As I mentioned previously, I like to set intentions according to the lunar cycle. It’s a great way to set small goals for myself throughout the year. After setting an intention on the New Moon, I check back in on the Full Moon, which is two weeks later. As I am writing this, the Full Moon in Pisces is tomorrow.
The Full Moon is when I ask myself whether I’m moving towards my intention; and if not, identify what is getting in my way. Life happens, and I often get distracted and forget about moving towards my intention. Or maybe something comes along that pulls me in a different direction. The Full Moon check-in is an opportunity to get back on the path I set for myself.
My last New Moon intention was “let go & trust.” This has actually been mine for the last few months. Why? Because I like to be in control. I like to know what to expect. I’m a worrier. And I just became an empty nester. Both of my daughters are doing new stuff this year. My oldest, now a junior in college, moved into a house with several friends. My youngest is a freshman at the same college. They’re 4 hours away from where I live with my husband. So, there’s been a lot of change over the last few months. So much change & so many things I knew I wouldn’t have control over…that’s why I’ve been working to “let go & trust.”

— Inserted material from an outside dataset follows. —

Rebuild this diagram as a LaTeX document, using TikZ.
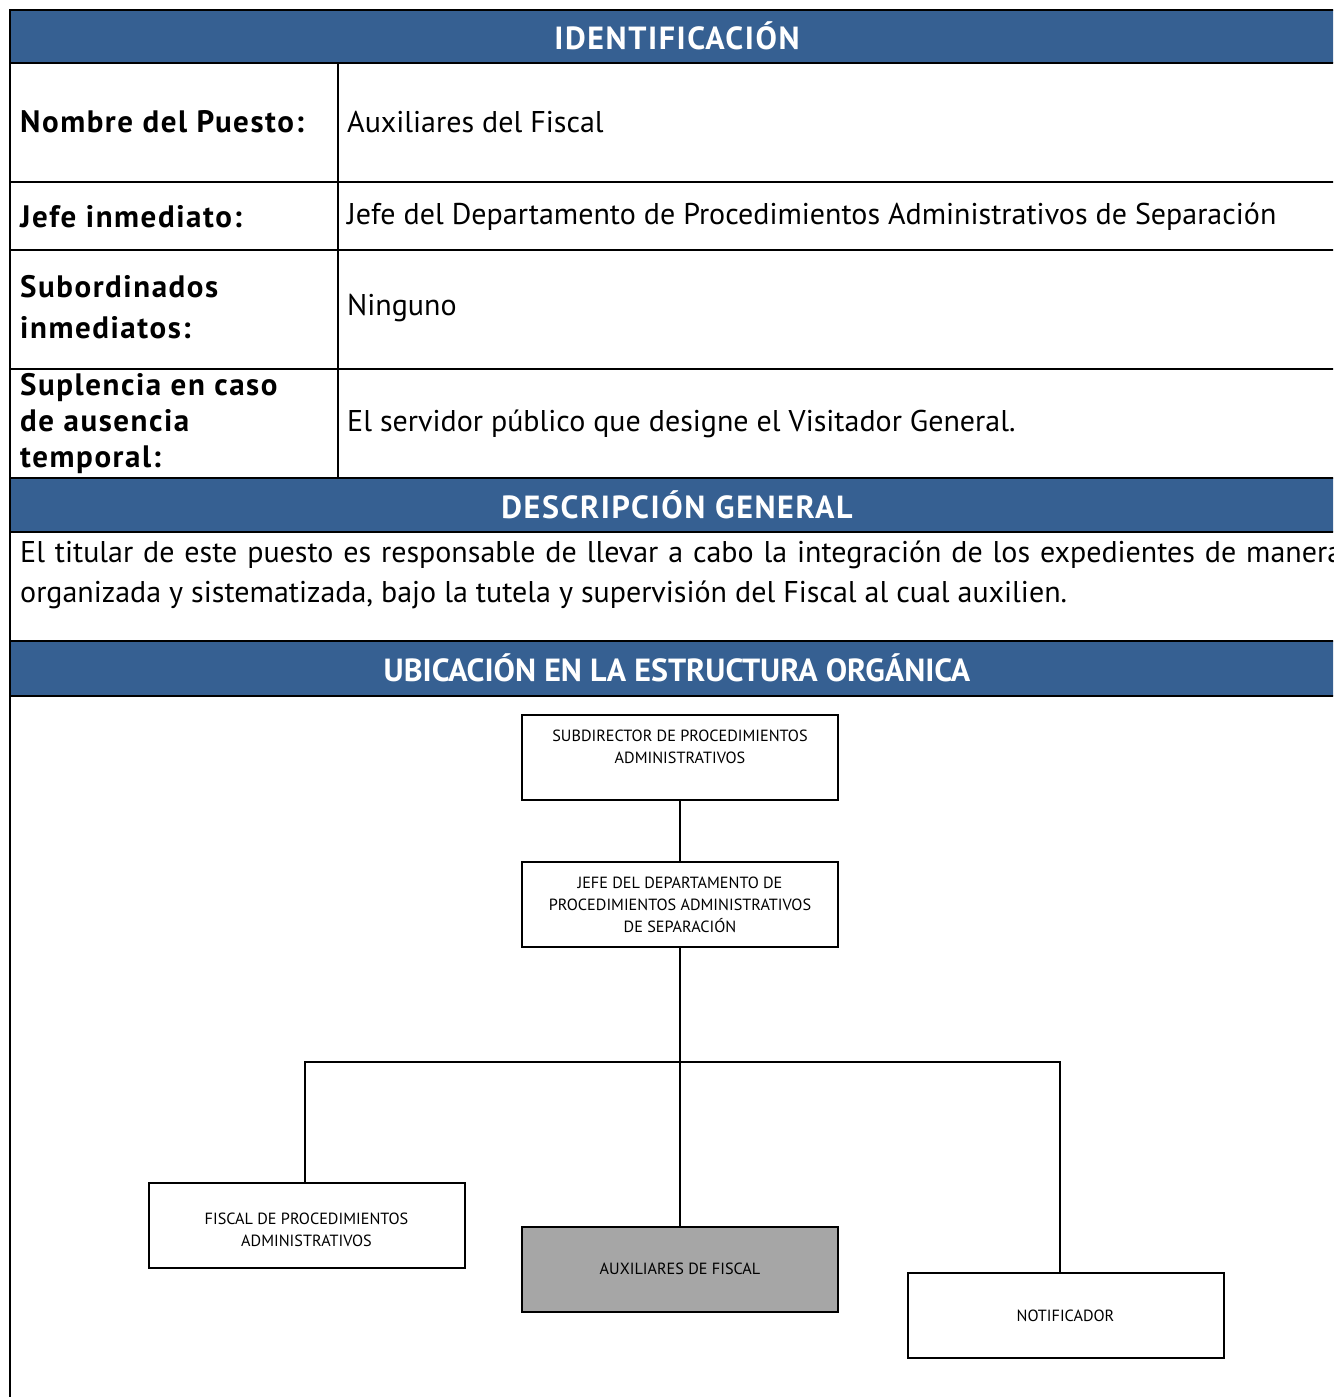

So how am I doing with my intention? That’s what I get to ask myself now on this Full Moon. I’m not gonna lie. It’s been hard. I haven’t even had the clarity to post about it. I told myself I would write a blog post every other week. But I’ve been uninspired (unwilling?) to write about how this new phase of life is going. Not because it’s bad (it isn’t), but because it’s different, and that is really uncomfortable. So I can say this: I haven’t lost sight of my intention. I don’t always do it well, but I’m staying on my path. Sometimes I don’t catch myself until after the fact…when I’m creating a story in my head & catastrophizing (like when I cried the entire 4-hour ride home after leaving my youngest), but that’s ok. At least I did eventually notice. I’m starting to become more aware of when I’m grasping & clinging to control. I’ve tried to see where I’m attaching to an outcome. I notice how it feels in my body. I notice my breath. So my Full Moon check-in is that I’m not doing things perfectly, but it’s a start. I’m heading in the right direction, & that feels good.